NoTricksZone reader Indomitable Snowman, a scientist who wishes to remain anonymous, has submitted an analysis of June temperature in Germany measured by the DWD German Weather Service.
German June Temperature Data – Statistical Analysis
By: The Indomitable Snowman
Recently, Pierre posted an article that included temperature data for the month of June in Germany. By inspection the sequential plot of the data appeared to show no long-term trend of any sort. However, more insight can be gained via quantitative statistical analysis.
Using the tabulated data (graciously provided by Josef Kowatsch) for the sequential years 1930 – 2015 (86 data points in total), it is readily found that the mean value of the data set is 15.7, while the standard deviation is 1.20.
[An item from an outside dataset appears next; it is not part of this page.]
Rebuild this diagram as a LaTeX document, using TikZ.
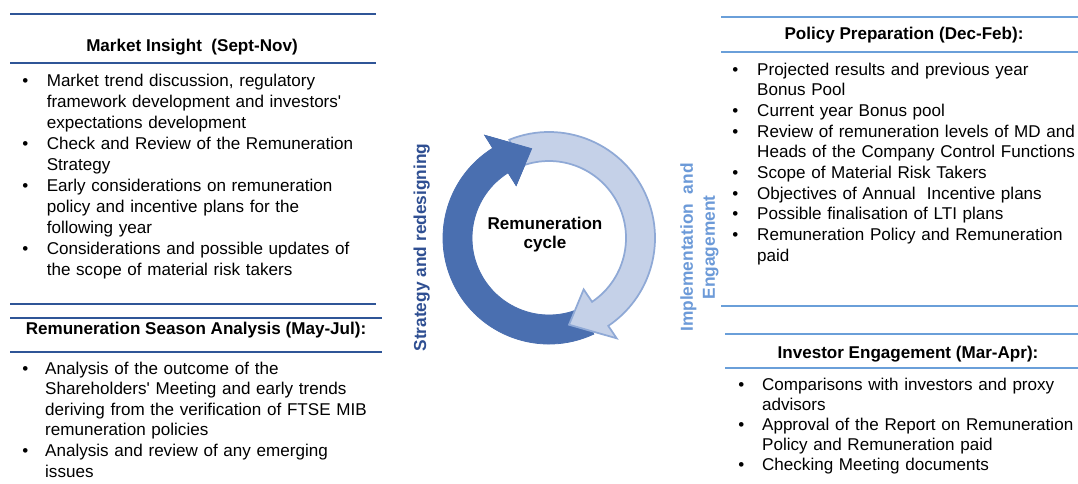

Using the data points and the above information, it is a simple task to construct a “trend chart” – in which the data points are plotted, but with the inclusion of horizontal lines for the mean value, +/- one standard deviation, and +/- three standard deviations:
The trend chart clearly shows that the “system” is statistically well-behaved, with the points clustering close to the +/- one-standard-deviation band – indicating that there is no secular change in the underlying system over the time span, and that the variability about the mean can be solely attributed to statistical fluctuations. (It is also a well-known problem that when such a stable system is sequentially sampled, apparent-but-phantom “trends” will seem to appear; these can be seen in the plot, but they are not meaningful – they are artifacts of the sequential sampling.)
The proper way to group the data in such a system is grouping by standard deviations – something that is best-presented in a simple histogram:
The center bar is the number of occurrences within one standard deviation of the mean, while the other bars (moving outward) show the number of occurrences from one to two standard deviations (plus and minus), etc. Even though the number of data points is relatively small for the emergence of complete statistical behavior (i.e., the system is undersampled), a Gaussian profile (expected of a system that has a stable mean and statistical fluctuations about that mean) is clearly discernable.
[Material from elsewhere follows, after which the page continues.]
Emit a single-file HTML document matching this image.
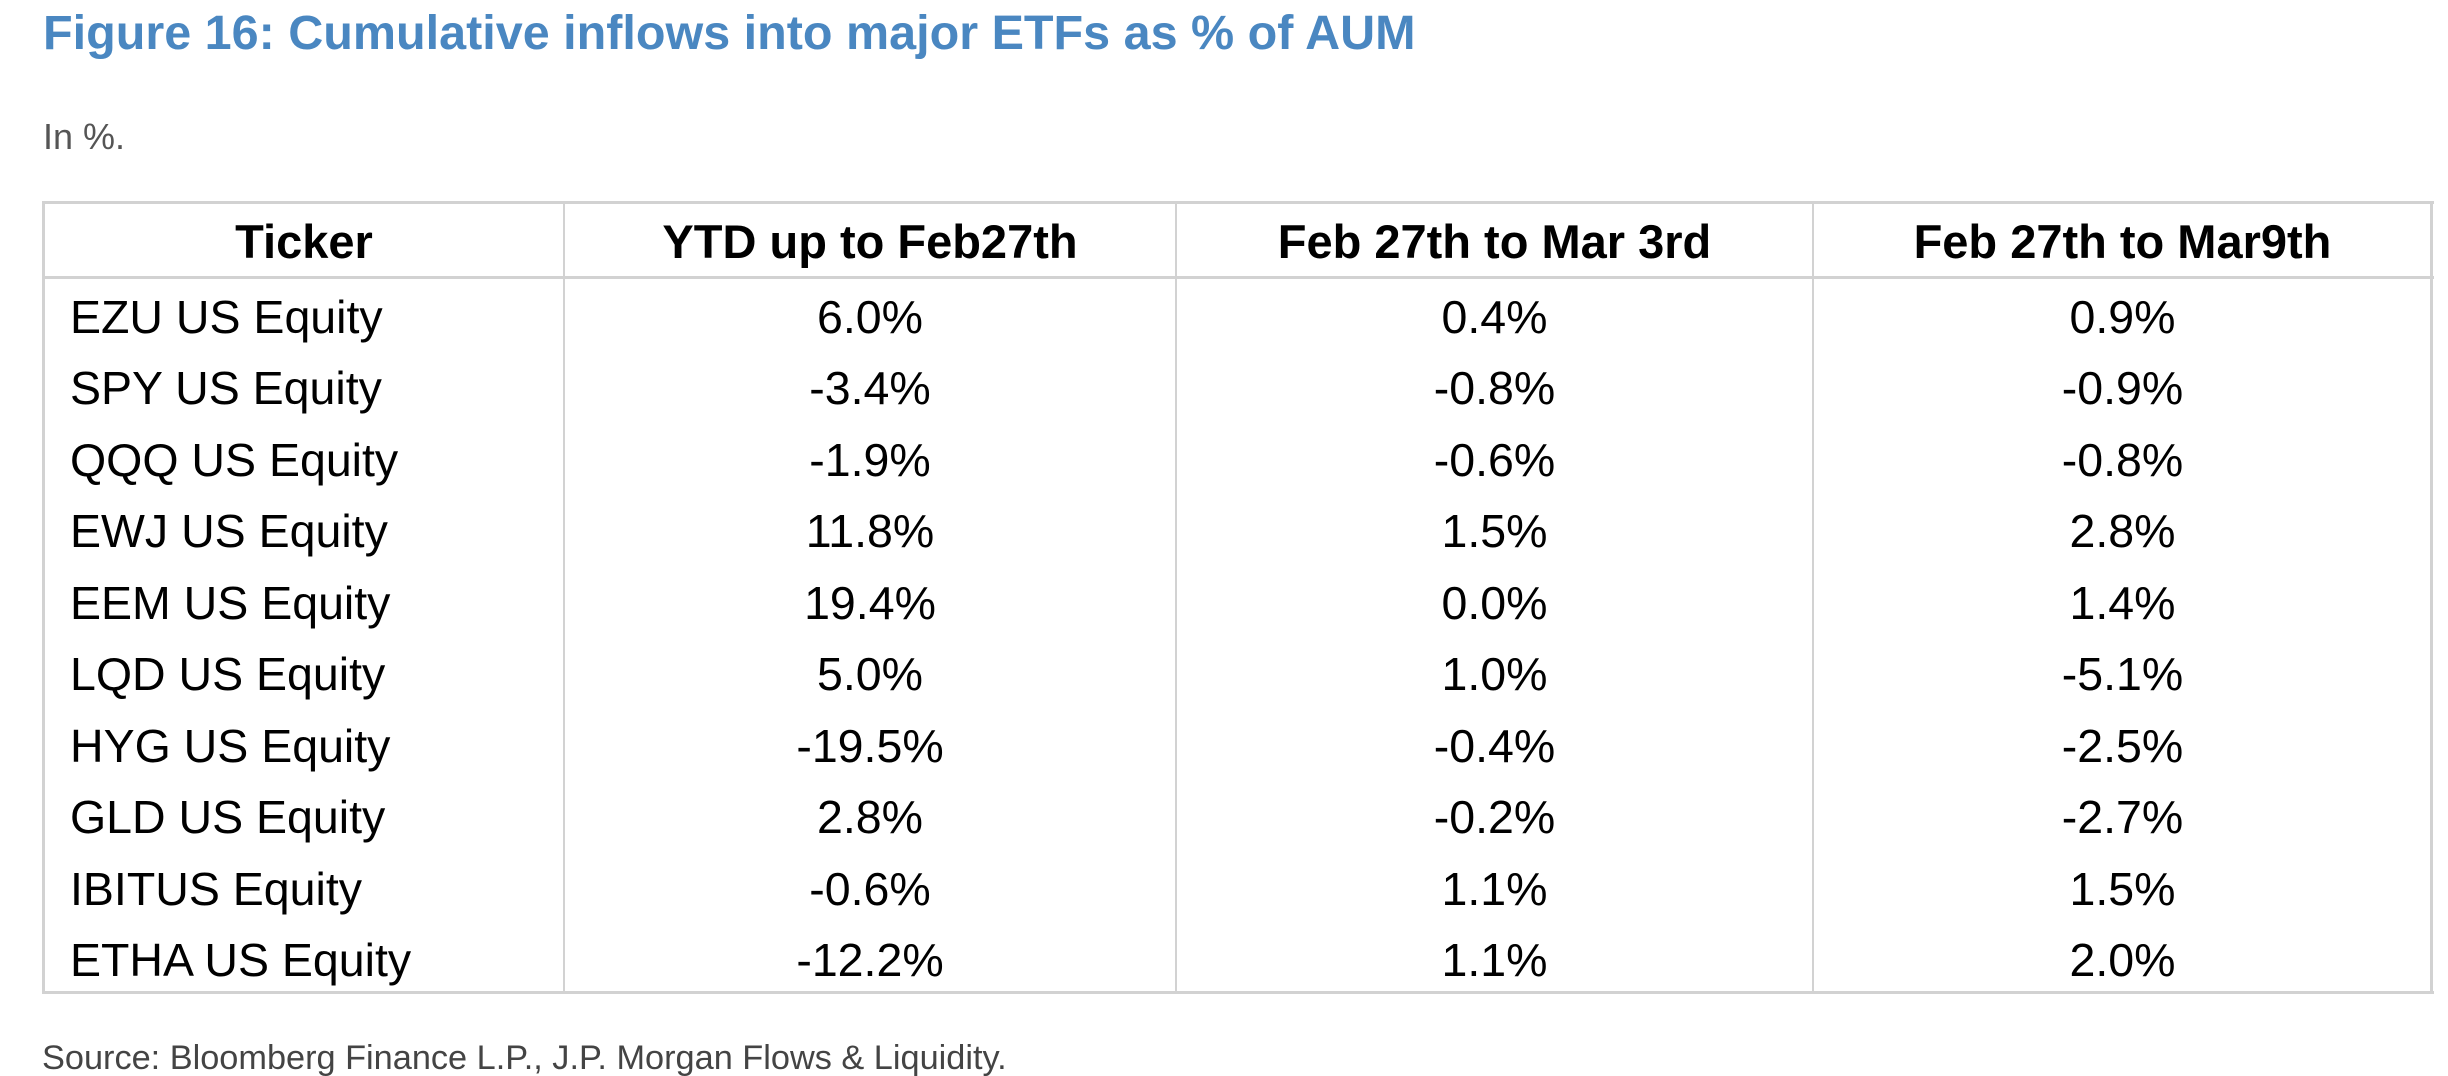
<!DOCTYPE html>
<html><head><meta charset="utf-8"><style>
html,body{margin:0;padding:0;background:#fff;width:2448px;height:1076px;overflow:hidden;position:relative;font-family:"Liberation Sans",Arial,sans-serif}
.a{position:absolute;white-space:nowrap}
.h{position:absolute;background:#d2d2d2}
.c{position:absolute;display:flex;align-items:center;justify-content:center;white-space:nowrap;color:#000}
.l{justify-content:flex-start}
</style></head><body>
<div class="a" style="left:43px;top:5px;font-size:48.5px;font-weight:bold;color:#4a87c1;line-height:56px">Figure 16: Cumulative inflows into major ETFs as % of AUM</div>
<div class="a" style="left:43px;top:116px;font-size:36px;color:#555;line-height:42px">In %.</div>
<div class="a" style="left:42px;top:1038px;font-size:34.3px;color:#444;line-height:40px">Source: Bloomberg Finance L.P., J.P. Morgan Flows &amp; Liquidity.</div>
<div class="h" style="left:42px;top:201px;width:2392px;height:3px"></div>
<div class="h" style="left:42px;top:276px;width:2392px;height:3px"></div>
<div class="h" style="left:42px;top:991px;width:2392px;height:3px"></div>
<div class="h" style="left:42px;top:201px;width:3px;height:793px"></div>
<div class="h" style="left:563px;top:201px;width:2px;height:793px"></div>
<div class="h" style="left:1175px;top:201px;width:2px;height:793px"></div>
<div class="h" style="left:1812px;top:201px;width:2px;height:793px"></div>
<div class="h" style="left:2430px;top:201px;width:3px;height:793px"></div>
<div id="t"></div>
<script>
(function(){
var hd=["Ticker","YTD up to Feb27th","Feb 27th to Mar 3rd","Feb 27th to Mar9th"];
var rows=[["EZU US Equity","6.0%","0.4%","0.9%"],["SPY US Equity","-3.4%","-0.8%","-0.9%"],["QQQ US Equity","-1.9%","-0.6%","-0.8%"],["EWJ US Equity","11.8%","1.5%","2.8%"],["EEM US Equity","19.4%","0.0%","1.4%"],["LQD US Equity","5.0%","1.0%","-5.1%"],["HYG US Equity","-19.5%","-0.4%","-2.5%"],["GLD US Equity","2.8%","-0.2%","-2.7%"],["IBITUS Equity","-0.6%","1.1%","1.5%"],["ETHA US Equity","-12.2%","1.1%","2.0%"]];
var cx=[[44,564],[564,1176],[1176,1813],[1813,2432]];
var h="";
for(var j=0;j<4;j++){h+='<div class="c" style="left:'+cx[j][0]+'px;width:'+(cx[j][1]-cx[j][0])+'px;top:204px;height:75px;font-size:47px;font-weight:bold">'+hd[j]+'</div>';}
for(var i=0;i<10;i++){var yy=281+71.5*i;for(var k=0;k<4;k++){
 var st=k==0?'left:70px;width:480px;':'left:'+cx[k][0]+'px;width:'+(cx[k][1]-cx[k][0])+'px;';
 h+='<div class="c'+(k==0?' l':'')+'" style="'+st+'top:'+yy+'px;height:71.5px;font-size:46.5px">'+rows[i][k]+'</div>';}}
document.getElementById("t").innerHTML=h;
})();
</script>
</body></html>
Further, simple Gaussian statistics would predict the following number of occurrences for a Gaussian system with 86 data points – 54 within one standard deviation of the mean, 30 between one and two standard deviations, and 2 beyond two standard deviations. The actual numbers from the data are 55, 28, and 3 – remarkably close to the simple Gaussian expectations, even though the system has been undersampled.
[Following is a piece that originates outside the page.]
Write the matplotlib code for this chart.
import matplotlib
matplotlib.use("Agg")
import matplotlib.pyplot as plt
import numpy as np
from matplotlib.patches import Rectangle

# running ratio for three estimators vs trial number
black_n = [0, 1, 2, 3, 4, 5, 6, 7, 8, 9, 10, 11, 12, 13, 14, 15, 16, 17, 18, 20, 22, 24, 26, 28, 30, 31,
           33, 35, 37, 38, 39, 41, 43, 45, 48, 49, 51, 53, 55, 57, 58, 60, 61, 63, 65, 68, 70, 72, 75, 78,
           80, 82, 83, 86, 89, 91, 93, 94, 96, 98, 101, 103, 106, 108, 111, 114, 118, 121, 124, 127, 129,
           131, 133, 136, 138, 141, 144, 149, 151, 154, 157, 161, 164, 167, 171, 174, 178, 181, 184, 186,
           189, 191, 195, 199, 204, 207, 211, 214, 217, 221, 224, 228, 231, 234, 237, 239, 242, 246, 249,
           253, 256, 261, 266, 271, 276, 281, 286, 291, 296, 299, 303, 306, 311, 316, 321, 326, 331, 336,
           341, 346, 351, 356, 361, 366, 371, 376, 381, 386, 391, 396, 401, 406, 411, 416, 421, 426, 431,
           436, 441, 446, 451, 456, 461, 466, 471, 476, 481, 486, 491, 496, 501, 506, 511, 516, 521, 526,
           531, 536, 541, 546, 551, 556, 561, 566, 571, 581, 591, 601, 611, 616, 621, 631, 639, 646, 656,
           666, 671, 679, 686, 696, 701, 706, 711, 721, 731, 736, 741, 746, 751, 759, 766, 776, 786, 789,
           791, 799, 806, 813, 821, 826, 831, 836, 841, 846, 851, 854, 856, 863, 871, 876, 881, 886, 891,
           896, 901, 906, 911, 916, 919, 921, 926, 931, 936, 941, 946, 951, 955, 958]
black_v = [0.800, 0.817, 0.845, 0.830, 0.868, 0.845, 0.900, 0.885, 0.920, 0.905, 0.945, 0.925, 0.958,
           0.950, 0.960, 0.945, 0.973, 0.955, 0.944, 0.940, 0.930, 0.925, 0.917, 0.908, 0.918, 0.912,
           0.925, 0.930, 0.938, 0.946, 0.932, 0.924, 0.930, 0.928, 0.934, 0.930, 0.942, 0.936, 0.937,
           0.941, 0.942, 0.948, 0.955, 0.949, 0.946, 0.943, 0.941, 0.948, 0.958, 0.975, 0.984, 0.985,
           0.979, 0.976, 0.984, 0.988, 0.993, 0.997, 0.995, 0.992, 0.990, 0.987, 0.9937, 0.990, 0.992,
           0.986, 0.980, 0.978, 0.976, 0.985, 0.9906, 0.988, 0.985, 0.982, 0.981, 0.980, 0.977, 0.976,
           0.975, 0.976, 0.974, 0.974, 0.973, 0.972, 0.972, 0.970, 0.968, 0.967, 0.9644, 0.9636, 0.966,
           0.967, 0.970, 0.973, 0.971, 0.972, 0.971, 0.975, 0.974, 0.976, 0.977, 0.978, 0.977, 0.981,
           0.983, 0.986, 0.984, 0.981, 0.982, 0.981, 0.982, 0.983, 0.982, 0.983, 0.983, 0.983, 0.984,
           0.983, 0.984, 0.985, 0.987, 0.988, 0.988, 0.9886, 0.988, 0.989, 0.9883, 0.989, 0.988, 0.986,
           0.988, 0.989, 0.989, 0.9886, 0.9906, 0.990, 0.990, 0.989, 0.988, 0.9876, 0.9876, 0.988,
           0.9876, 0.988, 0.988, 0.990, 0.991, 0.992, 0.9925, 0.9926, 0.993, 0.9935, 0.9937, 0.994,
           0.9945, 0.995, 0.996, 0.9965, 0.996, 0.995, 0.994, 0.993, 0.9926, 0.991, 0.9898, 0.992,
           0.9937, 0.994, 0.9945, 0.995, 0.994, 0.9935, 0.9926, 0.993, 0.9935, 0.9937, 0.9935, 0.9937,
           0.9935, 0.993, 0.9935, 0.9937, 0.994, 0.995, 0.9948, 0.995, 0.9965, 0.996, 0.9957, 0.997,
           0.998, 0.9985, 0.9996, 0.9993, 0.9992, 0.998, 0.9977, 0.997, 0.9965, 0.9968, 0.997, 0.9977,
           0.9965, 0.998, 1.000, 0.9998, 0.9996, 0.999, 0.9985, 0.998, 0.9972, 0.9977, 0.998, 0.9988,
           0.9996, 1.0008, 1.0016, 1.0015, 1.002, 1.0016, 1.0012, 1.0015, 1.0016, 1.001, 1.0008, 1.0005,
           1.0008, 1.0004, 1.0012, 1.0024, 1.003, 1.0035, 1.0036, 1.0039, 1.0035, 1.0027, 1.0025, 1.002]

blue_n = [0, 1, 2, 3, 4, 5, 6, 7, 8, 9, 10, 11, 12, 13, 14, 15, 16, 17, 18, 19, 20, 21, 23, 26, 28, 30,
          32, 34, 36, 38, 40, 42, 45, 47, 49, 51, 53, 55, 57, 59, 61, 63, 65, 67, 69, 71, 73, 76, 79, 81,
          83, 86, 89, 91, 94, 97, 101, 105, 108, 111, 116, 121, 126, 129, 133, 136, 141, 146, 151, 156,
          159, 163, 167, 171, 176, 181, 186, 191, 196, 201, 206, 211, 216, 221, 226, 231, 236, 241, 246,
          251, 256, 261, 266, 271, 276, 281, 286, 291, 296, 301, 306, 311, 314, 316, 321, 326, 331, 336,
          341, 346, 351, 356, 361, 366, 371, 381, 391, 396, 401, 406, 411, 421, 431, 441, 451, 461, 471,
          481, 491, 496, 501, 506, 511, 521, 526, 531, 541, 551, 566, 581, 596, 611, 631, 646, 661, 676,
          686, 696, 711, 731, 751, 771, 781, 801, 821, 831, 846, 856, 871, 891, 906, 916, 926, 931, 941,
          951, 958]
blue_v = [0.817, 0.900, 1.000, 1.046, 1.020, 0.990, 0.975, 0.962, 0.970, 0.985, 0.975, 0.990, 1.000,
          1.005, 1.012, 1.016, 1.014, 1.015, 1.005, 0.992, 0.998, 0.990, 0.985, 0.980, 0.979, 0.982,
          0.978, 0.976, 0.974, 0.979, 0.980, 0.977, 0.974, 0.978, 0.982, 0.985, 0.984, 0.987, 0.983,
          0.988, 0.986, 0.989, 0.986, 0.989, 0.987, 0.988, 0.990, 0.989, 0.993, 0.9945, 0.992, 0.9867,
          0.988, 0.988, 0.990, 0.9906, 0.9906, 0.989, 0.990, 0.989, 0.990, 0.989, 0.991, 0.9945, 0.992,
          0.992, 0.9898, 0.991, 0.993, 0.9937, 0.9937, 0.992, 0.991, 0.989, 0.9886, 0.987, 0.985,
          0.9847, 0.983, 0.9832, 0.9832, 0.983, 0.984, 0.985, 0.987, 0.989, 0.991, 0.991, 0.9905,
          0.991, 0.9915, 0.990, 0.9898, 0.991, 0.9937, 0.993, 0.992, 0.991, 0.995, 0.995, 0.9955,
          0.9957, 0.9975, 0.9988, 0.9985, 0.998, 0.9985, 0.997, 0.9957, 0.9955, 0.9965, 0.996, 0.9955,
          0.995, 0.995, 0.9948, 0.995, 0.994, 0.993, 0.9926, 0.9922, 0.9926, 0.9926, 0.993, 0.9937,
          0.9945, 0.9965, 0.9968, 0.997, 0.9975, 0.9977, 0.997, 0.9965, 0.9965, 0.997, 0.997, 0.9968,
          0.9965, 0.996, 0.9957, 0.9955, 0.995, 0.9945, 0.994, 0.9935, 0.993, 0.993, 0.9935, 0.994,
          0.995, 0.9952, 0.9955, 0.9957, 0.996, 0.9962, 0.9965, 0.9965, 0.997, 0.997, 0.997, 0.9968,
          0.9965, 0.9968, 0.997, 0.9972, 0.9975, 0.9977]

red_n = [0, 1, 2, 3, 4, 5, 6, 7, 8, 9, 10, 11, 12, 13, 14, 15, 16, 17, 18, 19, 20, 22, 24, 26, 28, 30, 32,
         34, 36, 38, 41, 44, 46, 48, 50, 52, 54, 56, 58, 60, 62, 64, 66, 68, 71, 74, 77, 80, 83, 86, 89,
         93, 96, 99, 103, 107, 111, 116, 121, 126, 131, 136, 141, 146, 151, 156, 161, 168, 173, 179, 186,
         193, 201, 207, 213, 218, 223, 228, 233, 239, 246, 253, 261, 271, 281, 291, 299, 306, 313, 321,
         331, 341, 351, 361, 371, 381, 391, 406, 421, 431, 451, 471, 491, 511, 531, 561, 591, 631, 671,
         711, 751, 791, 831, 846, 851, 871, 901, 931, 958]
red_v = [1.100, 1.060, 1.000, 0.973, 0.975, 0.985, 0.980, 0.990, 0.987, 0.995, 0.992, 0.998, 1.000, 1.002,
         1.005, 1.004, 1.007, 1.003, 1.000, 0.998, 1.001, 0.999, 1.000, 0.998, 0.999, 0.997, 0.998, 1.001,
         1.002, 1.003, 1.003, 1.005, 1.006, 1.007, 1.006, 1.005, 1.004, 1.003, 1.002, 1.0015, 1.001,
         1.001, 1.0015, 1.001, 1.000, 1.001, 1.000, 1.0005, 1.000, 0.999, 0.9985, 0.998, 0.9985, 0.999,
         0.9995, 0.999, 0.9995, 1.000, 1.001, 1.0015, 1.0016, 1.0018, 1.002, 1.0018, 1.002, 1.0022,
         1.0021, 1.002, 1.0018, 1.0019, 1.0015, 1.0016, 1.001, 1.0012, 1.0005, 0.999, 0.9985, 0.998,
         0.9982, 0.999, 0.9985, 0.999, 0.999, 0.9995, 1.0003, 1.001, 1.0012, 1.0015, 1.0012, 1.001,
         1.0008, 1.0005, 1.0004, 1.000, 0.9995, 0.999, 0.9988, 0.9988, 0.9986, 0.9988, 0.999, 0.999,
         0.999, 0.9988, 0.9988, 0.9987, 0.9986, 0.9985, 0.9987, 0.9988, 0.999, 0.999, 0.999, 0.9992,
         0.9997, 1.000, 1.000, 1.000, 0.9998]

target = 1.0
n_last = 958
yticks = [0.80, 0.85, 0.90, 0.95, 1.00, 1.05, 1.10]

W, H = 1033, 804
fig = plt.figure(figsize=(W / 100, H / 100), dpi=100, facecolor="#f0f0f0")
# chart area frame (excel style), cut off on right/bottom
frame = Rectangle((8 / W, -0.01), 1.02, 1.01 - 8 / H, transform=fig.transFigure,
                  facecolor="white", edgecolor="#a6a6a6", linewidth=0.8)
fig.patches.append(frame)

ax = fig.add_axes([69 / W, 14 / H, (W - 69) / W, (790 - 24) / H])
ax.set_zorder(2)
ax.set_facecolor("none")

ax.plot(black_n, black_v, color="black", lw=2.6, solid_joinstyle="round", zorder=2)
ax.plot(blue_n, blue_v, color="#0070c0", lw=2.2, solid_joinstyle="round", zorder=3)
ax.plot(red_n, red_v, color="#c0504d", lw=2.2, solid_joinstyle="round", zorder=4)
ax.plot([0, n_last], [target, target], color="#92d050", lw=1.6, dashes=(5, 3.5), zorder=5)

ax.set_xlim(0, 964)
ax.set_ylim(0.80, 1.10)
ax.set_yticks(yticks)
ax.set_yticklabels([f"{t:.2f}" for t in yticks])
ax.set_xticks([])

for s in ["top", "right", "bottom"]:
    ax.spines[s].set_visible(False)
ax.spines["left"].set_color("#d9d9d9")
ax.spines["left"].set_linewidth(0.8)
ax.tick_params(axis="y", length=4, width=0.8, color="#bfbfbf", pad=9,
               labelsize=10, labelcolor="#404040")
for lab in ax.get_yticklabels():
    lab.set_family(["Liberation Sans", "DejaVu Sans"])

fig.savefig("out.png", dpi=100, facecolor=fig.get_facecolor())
Statistical analysis of the data indicates that the system in question has been stable over the entirety of the sampling period (1930 – 2015) and is not changing. In particular, the system, even though undersampled, produces results that are in almost exact agreement with expected results for a system that is stable around a central mean – with the variability between individual samples being entirely attributable to simple statistical variability.